Perl references explained

Coming to Perl from PHP can be confusing because of the apparently similar and yet quite different ways the two languages use the $ identifier as a variable prefix. If you’re accustomed to PHP, you’ll be used to declaring variables of various types, using the $ prefix each time:

<?php
$string = "string";
$integer = 6;
$float = 1.337;
$object = new Object();

So when you begin working in Perl, you’re lulled into a false sense of security because it looks like you can do the same thing with any kind of data:

#!/usr/bin/perl
my $string = "string";
my $integer = 6;
my $float = 1.337;
my $object = Object->new();

But then you start dealing with arrays and hashes, and suddenly everything stops working the way you expect. Consider this snippet:

#!/usr/bin/perl
my $array = (1, 2, 3);
print $array. "\n";

That’s perfectly valid syntax. However, when you run it, expecting to see all your elements or at least an Array like in PHP, you get the output of “3”. Not being able to assign a list to a scalar, Perl just gives you the last item of the list instead. You sit there confused, wondering how on earth Perl could think that’s what you meant.

References in PHP

In PHP, every identifier is a reference, or pointer, towards some underlying data. PHP handles the memory management for you. When you declare an object, PHP writes the data into memory, and puts into the variable you define a reference to that data. The variable is not the data itself, it’s just a pointer to it. To oversimplify things a bit, what’s actually stored in your $variable is an address in memory, and not a sequence of data.

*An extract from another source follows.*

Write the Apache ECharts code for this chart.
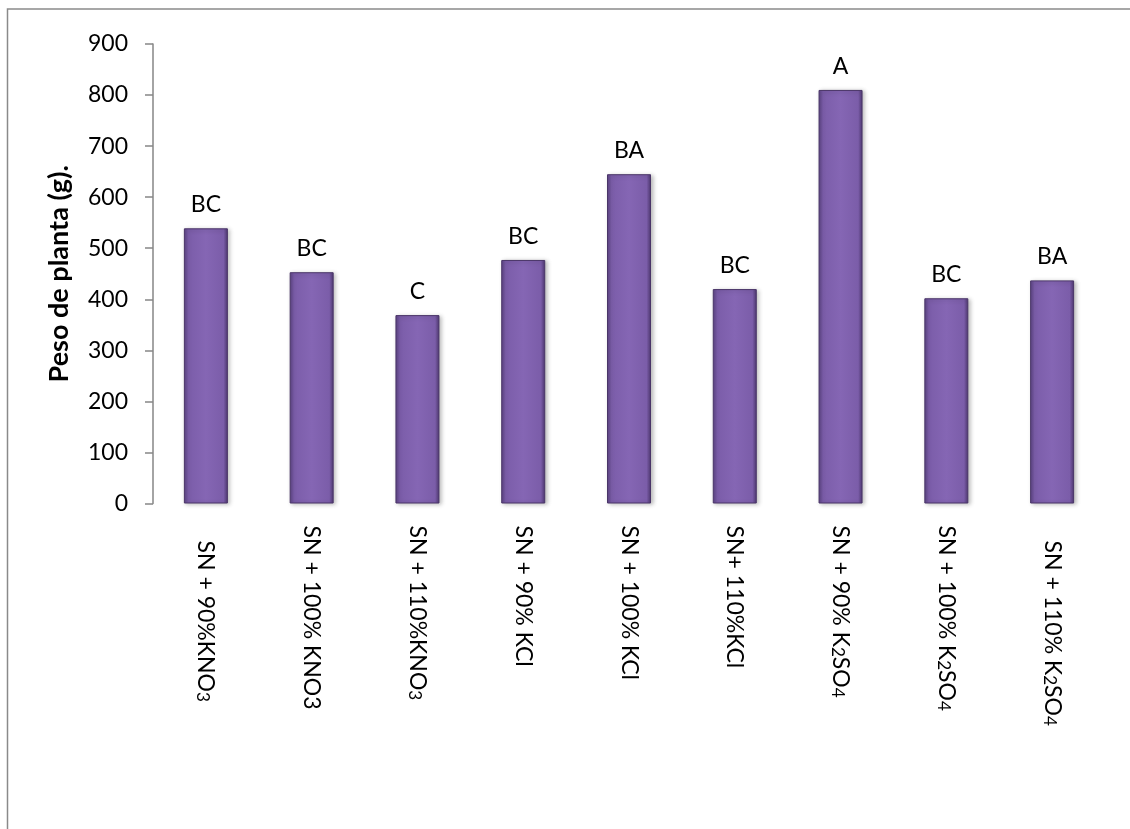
<!DOCTYPE html>
<html>
<head>
<meta charset="utf-8">
<script src="https://cdn.jsdelivr.net/npm/echarts@6/dist/echarts.min.js"></script>
<style>
html,body{margin:0;padding:0;background:#fff;}
#c{width:1130px;height:829px;}
</style>
</head>
<body>
<div id="c"></div>
<script>
const categories = ["SN + 90%KNO₃", "SN + 100% KNO3", "SN + 110%KNO₃", "SN + 90% KCl", "SN + 100% KCl", "SN+ 110%KCl", "SN + 90% K₂SO₄", "SN + 100% K₂SO₄", "SN + 110% K₂SO₄"];
const values = [539, 453, 369, 477, 645, 420, 810, 402, 437];
const letters = ["BC", "BC", "C", "BC", "BA", "BC", "A", "BC", "BA"];
const yTicks = [0, 100, 200, 300, 400, 500, 600, 700, 800, 900];
const labelShift = [15, 0, 0, 0, 0, 0, 0, 0, 15];

const FONT = "Lato, 'Open Sans', sans-serif";
const chart = echarts.init(document.getElementById('c'), null, {renderer: 'canvas'});

const barColor = new echarts.graphic.LinearGradient(0, 0, 1, 0, [
  {offset: 0, color: '#5a4281'},
  {offset: 0.1, color: '#7b5da9'},
  {offset: 0.5, color: '#8566b4'},
  {offset: 0.9, color: '#7b5da9'},
  {offset: 1, color: '#4d376f'}
]);

function subFmt(v) {
  return '{n|' + v.replace(/[\u2080-\u2089]/g, ch => '}{s|' + (ch.charCodeAt(0) - 0x2080) + '}{n|') + '}';
}

chart.setOption({
  animation: false,
  backgroundColor: '#ffffff',
  graphic: [{
    type: 'rect',
    shape: {x: 7.5, y: 9, width: 1300, height: 1000},
    style: {fill: 'none', stroke: '#8a8a8a', lineWidth: 1.5},
    silent: true, z: 0
  }],
  grid: {left: 153, right: 25, top: 44, bottom: 325.5, containLabel: false},
  xAxis: {
    type: 'category',
    data: categories.map((c, i) => ({value: c, textStyle: {padding: [0, 0, 0, labelShift[i]]}})),
    axisLine: {show: false},
    axisTick: {show: false},
    axisLabel: {
      rotate: -90, margin: 22, color: '#000', fontSize: 23, fontFamily: FONT, interval: 0,
      formatter: subFmt,
      rich: {
        n: {fontSize: 23, fontFamily: FONT, color: '#000'},
        s: {fontSize: 17, fontFamily: FONT, color: '#000', verticalAlign: 'bottom', padding: [6, 0, 0, 0]}
      }
    }
  },
  yAxis: {
    type: 'value',
    min: yTicks[0], max: yTicks[yTicks.length - 1], interval: yTicks[1] - yTicks[0],
    name: 'Peso de planta (g).',
    nameLocation: 'middle',
    nameGap: 80,
    nameRotate: 90,
    nameTextStyle: {color: '#000', fontSize: 27, fontWeight: 'bold', fontFamily: FONT},
    axisLine: {show: true, lineStyle: {color: '#868686', width: 1.5}},
    axisTick: {show: true, length: 8, lineStyle: {color: '#868686', width: 1.5}},
    axisLabel: {color: '#000', fontSize: 23, fontFamily: FONT, margin: 25},
    splitLine: {show: false}
  },
  series: [{
    type: 'bar',
    data: values,
    barWidth: 44,
    itemStyle: {
      color: barColor,
      borderColor: '#4a3568',
      borderWidth: 1,
      shadowColor: 'rgba(0,0,0,0.25)',
      shadowBlur: 4,
      shadowOffsetX: 2,
      shadowOffsetY: 1
    },
    label: {
      show: true,
      position: 'top',
      distance: 12,
      color: '#000',
      fontSize: 23,
      fontFamily: FONT,
      formatter: p => letters[p.dataIndex]
    }
  }]
});
</script>
</body>
</html>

When PHP manages all this for you and you’re writing basic programs, you don’t really notice, because any time you actually use the value it gets dereferenced implicitly, meaning that PHP will use the data that the variable points to. So when you write something like:

$string = "string";
print $string;

The output you get is “string”, and not “0x00abf0a9”, which might be the “real” value of $string as an address in memory. In this way, PHP is kind of coddling you a bit. In fact, if you actually want two identifiers to point to the same piece of data rather than making a copy in memory, you have to use a special reference syntax:

$string2 = &$string1;

Perl and C programmers aren’t quite as timid about hiding references, because being able to manipulate them a bit more directly turns out to be very useful for writing quick, clean code, in particular for conserving memory and dealing with state intelligently.

References in Perl

In Perl, you have three basic data types; scalars, arrays, and hashes. These all use different identifiers; Scalars use $, arrays use @, and hashes use %.

my $string = "string";
my $integer = 0;
my $float = 0.0;
my @array = (1,2,3);
my %hash = (name => "Tom Ryder",
            blog => "Arabesque");

So scalars can refer directly to data in the way you’re accustomed to in PHP, but they can also be references to any other kind of data. For example, you could write:

my $string = "string";
my $copy = $string;
my $reference = \$string;

The value of both $string and $copy, when printed, will be “string”, as you might expect. However, the $reference scalar becomes a reference to the data stored in $string, and when printed out would give something like SCALAR(0x2160718). Similarly, you can define a scalar as a reference to an array or hash:

my @array = (1,2,3);
my $arrayref = \@array;
my %hash = (name => "Tom Ryder",
            blog => "Arabesque");
my $hashref = \%hash;

There are even shorthands for doing this, if you want to declare a reference and the data it references inline. For array references, you use square brackets, and for hash references, curly brackets:

$arrayref = [1,2,3];
$hashref = {name => "Tom Ryder",
            blog => "Arabesque"};

And if you really do want to operate with the data of the reference, rather than the reference itself, you can explicitly dereference it:

$string = ${$reference};
@array = @{$arrayref};
%hash = %{$hashref};

For a much more in-depth discussion of how references work in Perl and their general usefulness, check out perlref in the Perl documentation.